> _WHAT YOU WILL DO_
Exclude the pictures and reproduce the remaining data exactly as written.

> _GIVEN INFORMATION_
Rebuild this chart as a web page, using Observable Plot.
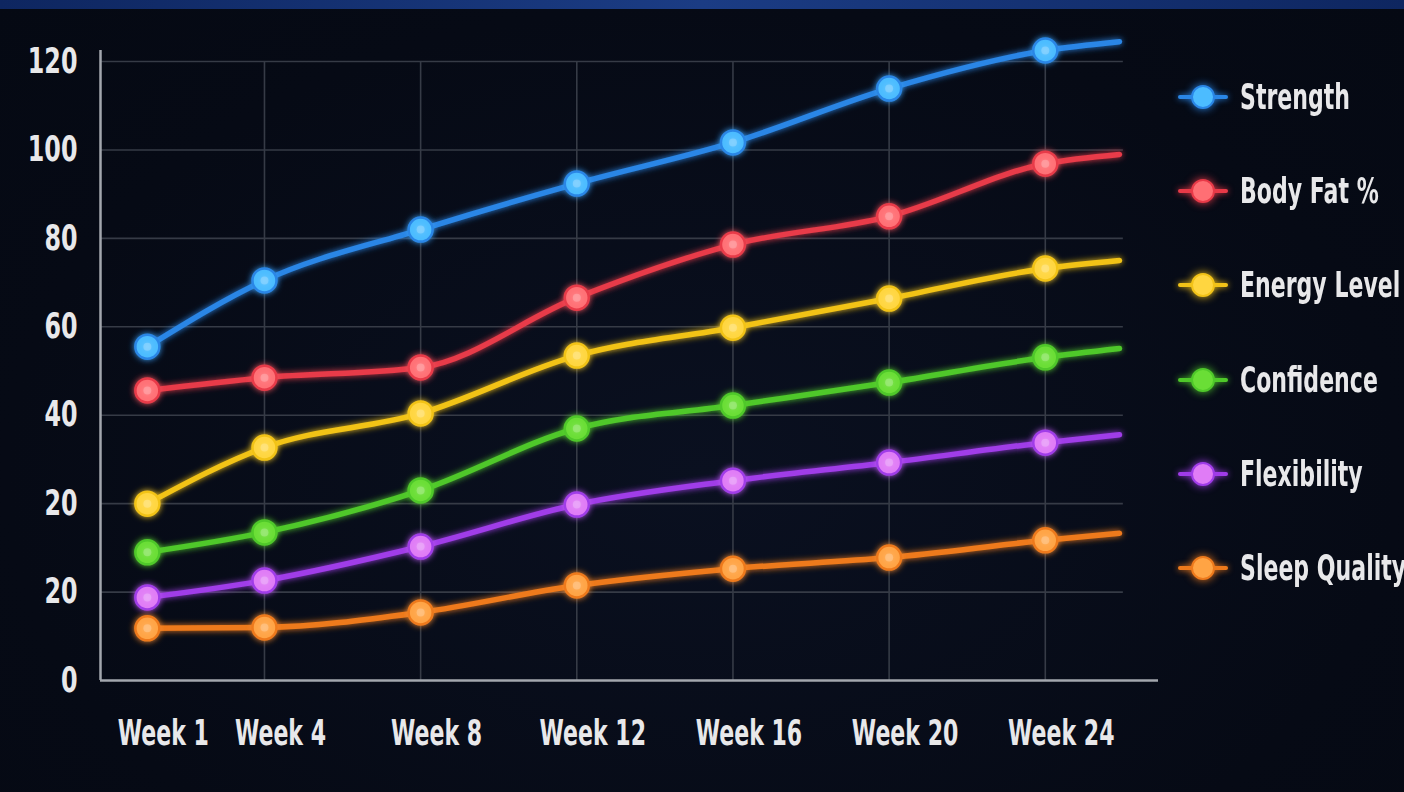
<!DOCTYPE html>
<html>
<head>
<meta charset="utf-8">
<script src="https://cdn.jsdelivr.net/npm/d3@7"></script>
<script src="https://cdn.jsdelivr.net/npm/@observablehq/plot@0.6"></script>
<style>
  html, body { margin: 0; padding: 0; }
  body {
    width: 1404px; height: 792px; overflow: hidden; position: relative;
    background: radial-gradient(ellipse at 50% 60%, #0a1020 0%, #060a15 70%, #050913 100%);
    font-family: "DejaVu Sans", Roboto, sans-serif;
  }
  #band { position: absolute; left: 0; top: 0; width: 1404px; height: 9px;
    background: linear-gradient(90deg, #0e2660, #1b3c84 50%, #0e2660); }
  #chart { position: absolute; left: 0; top: 0; }
  #chart svg { background: transparent; }
  #legend { position: absolute; left: 0; top: 0; width: 1404px; height: 792px; pointer-events: none; }
  .item { position: absolute; left: 1176px; height: 40px; }
  .item .seg { position: absolute; left: 2px; top: 18px; width: 50px; height: 4px; border-radius: 2px; }
  .item .dot { position: absolute; left: 15px; top: 8px; width: 24px; height: 24px; border-radius: 50%; box-sizing: border-box; border: 2px solid; }
  .item .lab { position: absolute; left: 64px; top: 0; line-height: 40px; font-size: 35px; font-weight: bold;
    color: #e8e8ea; white-space: nowrap; transform: scaleX(0.63); transform-origin: 0 50%; }
</style>
</head>
<body>
<div id="band"></div>
<div id="chart"></div>
<div id="legend"></div>
<script>
// ---- data ----
const weeks = [1, 4, 8, 12, 16, 20, 24];
const weekLabels = ["Week 1", "Week 4", "Week 8", "Week 12", "Week 16", "Week 20", "Week 24"];
const endWeek = 25.9; // where the lines run out past Week 24
const seriesNames = ["Strength", "Body Fat %", "Energy Level", "Confidence", "Flexibility", "Sleep Quality"];
const strength    = [75.5, 90.5, 102.0, 112.4, 121.7, 133.9, 142.5];
const bodyFat     = [65.6, 68.5, 70.8, 86.6, 98.6, 105.0, 116.9];
const energy      = [40.0, 52.7, 60.4, 73.5, 79.8, 86.4, 93.2];
const confidence  = [29.0, 33.5, 43.0, 57.0, 62.2, 67.4, 73.1];
const flexibility = [18.8, 22.6, 30.3, 39.8, 45.2, 49.3, 53.8];
const sleep       = [11.8, 12.0, 15.4, 21.5, 25.3, 27.8, 31.7];
const endValues   = [144.5, 119.0, 95.0, 75.1, 55.6, 33.3];
const yTicks      = [0, 20, 40, 60, 80, 100, 120, 140];
const yTickLabels = ["0", "20", "20", "40", "60", "80", "100", "120"];

// ---- styles ----
const lineColors = ["#2a86e6", "#e83a48", "#f2c318", "#4fc82a", "#a03ce8", "#ee7a1c"];
const dotColors  = ["#4cbcff", "#ff6f74", "#ffd640", "#6ade36", "#e07cf6", "#ffa444"];
const gridColor = "#363b46";
const axisColor = "#a3a7ae";
const textColor = "#e8e8ea";
const fontFamily = '"DejaVu Sans", Roboto, sans-serif';

const allSeries = [strength, bodyFat, energy, confidence, flexibility, sleep];
const xDomain = [-0.2, 26.9];

const lineMarks = [];
const dotMarks = [];
allSeries.forEach((vals, si) => {
  const pts = weeks.map((w, i) => ({week: w, value: vals[i]}));
  const linePts = pts.concat([{week: endWeek, value: endValues[si]}]);
  lineMarks.push(Plot.line(linePts, {x: "week", y: "value", stroke: lineColors[si], strokeWidth: 5.5, curve: "monotone-x", strokeLinecap: "round"}));
  dotMarks.push(Plot.dot(pts, {x: "week", y: "value", r: 12, fill: dotColors[si], stroke: lineColors[si], strokeWidth: 2.5}));
  dotMarks.push(Plot.dot(pts, {x: "week", y: "value", r: 4, fill: "#ffffff", fillOpacity: 0.22}));
});

const chart = Plot.plot({
  width: 1404,
  height: 792,
  marginLeft: 100,
  marginRight: 246,
  marginTop: 50,
  marginBottom: 112,
  style: {background: "transparent", color: textColor, fontFamily: fontFamily, fontSize: "35px", fontWeight: "bold"},
  x: {domain: xDomain},
  y: {domain: [0, 142.5]},
  marks: [
    Plot.ruleY(yTicks.slice(1), {x1: xDomain[0], x2: endWeek + 0.1, stroke: gridColor, strokeWidth: 1.6}),
    Plot.ruleX(weeks.slice(1), {y1: 0, y2: 140, stroke: gridColor, strokeWidth: 1.6}),
    Plot.ruleX([xDomain[0]], {stroke: axisColor, strokeWidth: 2.5}),
    Plot.ruleY([0], {x1: xDomain[0], x2: xDomain[1], stroke: axisColor, strokeWidth: 2.5}),
    ...lineMarks,
    ...dotMarks,
    Plot.axisY({ticks: yTicks, tickFormat: d => yTickLabels[yTicks.indexOf(d)], tickSize: 0, tickPadding: 23, label: null, fill: textColor, fontSize: 35}),
    Plot.axisX({ticks: weeks, tickFormat: d => weekLabels[weeks.indexOf(d)], tickSize: 0, tickPadding: 40, label: null, fill: textColor, fontSize: 35, dx: 16})
  ]
});
document.getElementById("chart").appendChild(chart);

// condense the axis text (no condensed face installed)
const svg = d3.select(chart);
svg.selectAll('g[aria-label="y-axis tick label"] text').each(function() {
  const len = this.getComputedTextLength();
  if (len > 0) { this.setAttribute("textLength", (len * 0.68).toFixed(1)); this.setAttribute("lengthAdjust", "spacingAndGlyphs"); }
});
svg.selectAll('g[aria-label="x-axis tick label"] text').each(function() {
  const len = this.getComputedTextLength();
  if (len > 0) { this.setAttribute("textLength", (len * 0.63).toFixed(1)); this.setAttribute("lengthAdjust", "spacingAndGlyphs"); }
});

// glow filter
const defs = svg.insert("defs", ":first-child");
const f = defs.append("filter").attr("id", "glow").attr("x", "-20%").attr("y", "-20%").attr("width", "140%").attr("height", "140%");
f.append("feGaussianBlur").attr("in", "SourceGraphic").attr("stdDeviation", 3).attr("result", "b");
const m = f.append("feMerge");
m.append("feMergeNode").attr("in", "b");
m.append("feMergeNode").attr("in", "SourceGraphic");
svg.selectAll('g[aria-label="line"], g[aria-label="dot"]').attr("filter", "url(#glow)");

// legend
const legend = d3.select("#legend");
seriesNames.forEach((name, i) => {
  const it = legend.append("div").attr("class", "item").style("top", (77 + i * 94.2) + "px");
  it.append("div").attr("class", "seg").style("background", lineColors[i]).style("box-shadow", "0 0 6px " + lineColors[i]);
  it.append("div").attr("class", "dot").style("background", dotColors[i]).style("border-color", lineColors[i]).style("box-shadow", "0 0 8px " + lineColors[i]);
  it.append("div").attr("class", "lab").text(name);
});
</script>
</body>
</html>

> _RESPONSE FOR THIS EXERCISE_
Rebuild this chart as a web page, using Observable Plot.
<!DOCTYPE html>
<html>
<head>
<meta charset="utf-8">
<script src="https://cdn.jsdelivr.net/npm/d3@7"></script>
<script src="https://cdn.jsdelivr.net/npm/@observablehq/plot@0.6"></script>
<style>
  html, body { margin: 0; padding: 0; }
  body {
    width: 1404px; height: 792px; overflow: hidden; position: relative;
    background: radial-gradient(ellipse at 50% 60%, #0a1020 0%, #060a15 70%, #050913 100%);
    font-family: "DejaVu Sans", Roboto, sans-serif;
  }
  #band { position: absolute; left: 0; top: 0; width: 1404px; height: 9px;
    background: linear-gradient(90deg, #0e2660, #1b3c84 50%, #0e2660); }
  #chart { position: absolute; left: 0; top: 0; }
  #chart svg { background: transparent; }
  #legend { position: absolute; left: 0; top: 0; width: 1404px; height: 792px; pointer-events: none; }
  .item { position: absolute; left: 1176px; height: 40px; }
  .item .seg { position: absolute; left: 2px; top: 18px; width: 50px; height: 4px; border-radius: 2px; }
  .item .dot { position: absolute; left: 15px; top: 8px; width: 24px; height: 24px; border-radius: 50%; box-sizing: border-box; border: 2px solid; }
  .item .lab { position: absolute; left: 64px; top: 0; line-height: 40px; font-size: 35px; font-weight: bold;
    color: #e8e8ea; white-space: nowrap; transform: scaleX(0.63); transform-origin: 0 50%; }
</style>
</head>
<body>
<div id="band"></div>
<div id="chart"></div>
<div id="legend"></div>
<script>
// ---- data ----
const weeks = [1, 4, 8, 12, 16, 20, 24];
const weekLabels = ["Week 1", "Week 4", "Week 8", "Week 12", "Week 16", "Week 20", "Week 24"];
const endWeek = 25.9; // where the lines run out past Week 24
const seriesNames = ["Strength", "Body Fat %", "Energy Level", "Confidence", "Flexibility", "Sleep Quality"];
const strength    = [75.5, 90.5, 102.0, 112.4, 121.7, 133.9, 142.5];
const bodyFat     = [65.6, 68.5, 70.8, 86.6, 98.6, 105.0, 116.9];
const energy      = [40.0, 52.7, 60.4, 73.5, 79.8, 86.4, 93.2];
const confidence  = [29.0, 33.5, 43.0, 57.0, 62.2, 67.4, 73.1];
const flexibility = [18.8, 22.6, 30.3, 39.8, 45.2, 49.3, 53.8];
const sleep       = [11.8, 12.0, 15.4, 21.5, 25.3, 27.8, 31.7];
const endValues   = [144.5, 119.0, 95.0, 75.1, 55.6, 33.3];
const yTicks      = [0, 20, 40, 60, 80, 100, 120, 140];
const yTickLabels = ["0", "20", "20", "40", "60", "80", "100", "120"];

// ---- styles ----
const lineColors = ["#2a86e6", "#e83a48", "#f2c318", "#4fc82a", "#a03ce8", "#ee7a1c"];
const dotColors  = ["#4cbcff", "#ff6f74", "#ffd640", "#6ade36", "#e07cf6", "#ffa444"];
const gridColor = "#363b46";
const axisColor = "#a3a7ae";
const textColor = "#e8e8ea";
const fontFamily = '"DejaVu Sans", Roboto, sans-serif';

const allSeries = [strength, bodyFat, energy, confidence, flexibility, sleep];
const xDomain = [-0.2, 26.9];

const lineMarks = [];
const dotMarks = [];
allSeries.forEach((vals, si) => {
  const pts = weeks.map((w, i) => ({week: w, value: vals[i]}));
  const linePts = pts.concat([{week: endWeek, value: endValues[si]}]);
  lineMarks.push(Plot.line(linePts, {x: "week", y: "value", stroke: lineColors[si], strokeWidth: 5.5, curve: "monotone-x", strokeLinecap: "round"}));
  dotMarks.push(Plot.dot(pts, {x: "week", y: "value", r: 12, fill: dotColors[si], stroke: lineColors[si], strokeWidth: 2.5}));
  dotMarks.push(Plot.dot(pts, {x: "week", y: "value", r: 4, fill: "#ffffff", fillOpacity: 0.22}));
});

const chart = Plot.plot({
  width: 1404,
  height: 792,
  marginLeft: 100,
  marginRight: 246,
  marginTop: 50,
  marginBottom: 112,
  style: {background: "transparent", color: textColor, fontFamily: fontFamily, fontSize: "35px", fontWeight: "bold"},
  x: {domain: xDomain},
  y: {domain: [0, 142.5]},
  marks: [
    Plot.ruleY(yTicks.slice(1), {x1: xDomain[0], x2: endWeek + 0.1, stroke: gridColor, strokeWidth: 1.6}),
    Plot.ruleX(weeks.slice(1), {y1: 0, y2: 140, stroke: gridColor, strokeWidth: 1.6}),
    Plot.ruleX([xDomain[0]], {stroke: axisColor, strokeWidth: 2.5}),
    Plot.ruleY([0], {x1: xDomain[0], x2: xDomain[1], stroke: axisColor, strokeWidth: 2.5}),
    ...lineMarks,
    ...dotMarks,
    Plot.axisY({ticks: yTicks, tickFormat: d => yTickLabels[yTicks.indexOf(d)], tickSize: 0, tickPadding: 23, label: null, fill: textColor, fontSize: 35}),
    Plot.axisX({ticks: weeks, tickFormat: d => weekLabels[weeks.indexOf(d)], tickSize: 0, tickPadding: 40, label: null, fill: textColor, fontSize: 35, dx: 16})
  ]
});
document.getElementById("chart").appendChild(chart);

// condense the axis text (no condensed face installed)
const svg = d3.select(chart);
svg.selectAll('g[aria-label="y-axis tick label"] text').each(function() {
  const len = this.getComputedTextLength();
  if (len > 0) { this.setAttribute("textLength", (len * 0.68).toFixed(1)); this.setAttribute("lengthAdjust", "spacingAndGlyphs"); }
});
svg.selectAll('g[aria-label="x-axis tick label"] text').each(function() {
  const len = this.getComputedTextLength();
  if (len > 0) { this.setAttribute("textLength", (len * 0.63).toFixed(1)); this.setAttribute("lengthAdjust", "spacingAndGlyphs"); }
});

// glow filter
const defs = svg.insert("defs", ":first-child");
const f = defs.append("filter").attr("id", "glow").attr("x", "-20%").attr("y", "-20%").attr("width", "140%").attr("height", "140%");
f.append("feGaussianBlur").attr("in", "SourceGraphic").attr("stdDeviation", 3).attr("result", "b");
const m = f.append("feMerge");
m.append("feMergeNode").attr("in", "b");
m.append("feMergeNode").attr("in", "SourceGraphic");
svg.selectAll('g[aria-label="line"], g[aria-label="dot"]').attr("filter", "url(#glow)");

// legend
const legend = d3.select("#legend");
seriesNames.forEach((name, i) => {
  const it = legend.append("div").attr("class", "item").style("top", (77 + i * 94.2) + "px");
  it.append("div").attr("class", "seg").style("background", lineColors[i]).style("box-shadow", "0 0 6px " + lineColors[i]);
  it.append("div").attr("class", "dot").style("background", dotColors[i]).style("border-color", lineColors[i]).style("box-shadow", "0 0 8px " + lineColors[i]);
  it.append("div").attr("class", "lab").text(name);
});
</script>
</body>
</html>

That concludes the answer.